BEGIN DATA LINES
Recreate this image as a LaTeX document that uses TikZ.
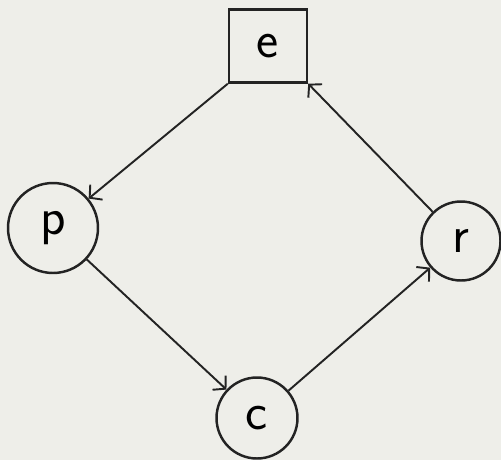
\documentclass[tikz,border=0pt]{standalone}
\usepackage{tikz}
\usetikzlibrary{arrows.meta}
\definecolor{paper}{RGB}{238,238,233}
\definecolor{pencil}{RGB}{35,35,35}

\begin{document}
\begin{tikzpicture}[x=0.02cm, y=-0.02cm, line width=1.4pt, draw=pencil,
      state/.style={draw=pencil, circle, inner sep=0pt, font=\sffamily\fontsize{30}{36}\selectfont},
      event/.style={draw=pencil, rectangle, minimum width=1.56cm, minimum height=1.46cm, inner sep=0pt, font=\sffamily\fontsize{30}{36}\selectfont},
      flow/.style={draw=pencil, line width=1.1pt, -{Straight Barb[length=5pt,width=11pt]}}]
      \fill[paper] (0,0) rectangle (501,460);
      \useasboundingbox (0,0) rectangle (501,460);
      \node (e) [event] at (268,46) {e};
      \node (p) [state, minimum size=1.8cm] at (53,228) {p};
      \node (c) [state, minimum size=1.62cm] at (257,418) {c};
      \node (r) [state, minimum size=1.58cm] at (461,241) {r};
      
      \draw[flow] (e.south west) -- (p);
      \draw[flow] (p) -- (c);
      \draw[flow] (c) -- (r);
      \draw[flow] (r) -- (e.south east);
    \end{tikzpicture}
\end{document}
END DATA LINES
Exclude the pictures. Write out the remaining data exactly.

ANSWER BELOW:
Recreate this image as a LaTeX document that uses TikZ.
\documentclass[tikz,border=0pt]{standalone}
\usepackage{tikz}
\usetikzlibrary{arrows.meta}
\definecolor{paper}{RGB}{238,238,233}
\definecolor{pencil}{RGB}{35,35,35}

\begin{document}
\begin{tikzpicture}[x=0.02cm, y=-0.02cm, line width=1.4pt, draw=pencil,
      state/.style={draw=pencil, circle, inner sep=0pt, font=\sffamily\fontsize{30}{36}\selectfont},
      event/.style={draw=pencil, rectangle, minimum width=1.56cm, minimum height=1.46cm, inner sep=0pt, font=\sffamily\fontsize{30}{36}\selectfont},
      flow/.style={draw=pencil, line width=1.1pt, -{Straight Barb[length=5pt,width=11pt]}}]
      \fill[paper] (0,0) rectangle (501,460);
      \useasboundingbox (0,0) rectangle (501,460);
      \node (e) [event] at (268,46) {e};
      \node (p) [state, minimum size=1.8cm] at (53,228) {p};
      \node (c) [state, minimum size=1.62cm] at (257,418) {c};
      \node (r) [state, minimum size=1.58cm] at (461,241) {r};
      
      \draw[flow] (e.south west) -- (p);
      \draw[flow] (p) -- (c);
      \draw[flow] (c) -- (r);
      \draw[flow] (r) -- (e.south east);
    \end{tikzpicture}
\end{document}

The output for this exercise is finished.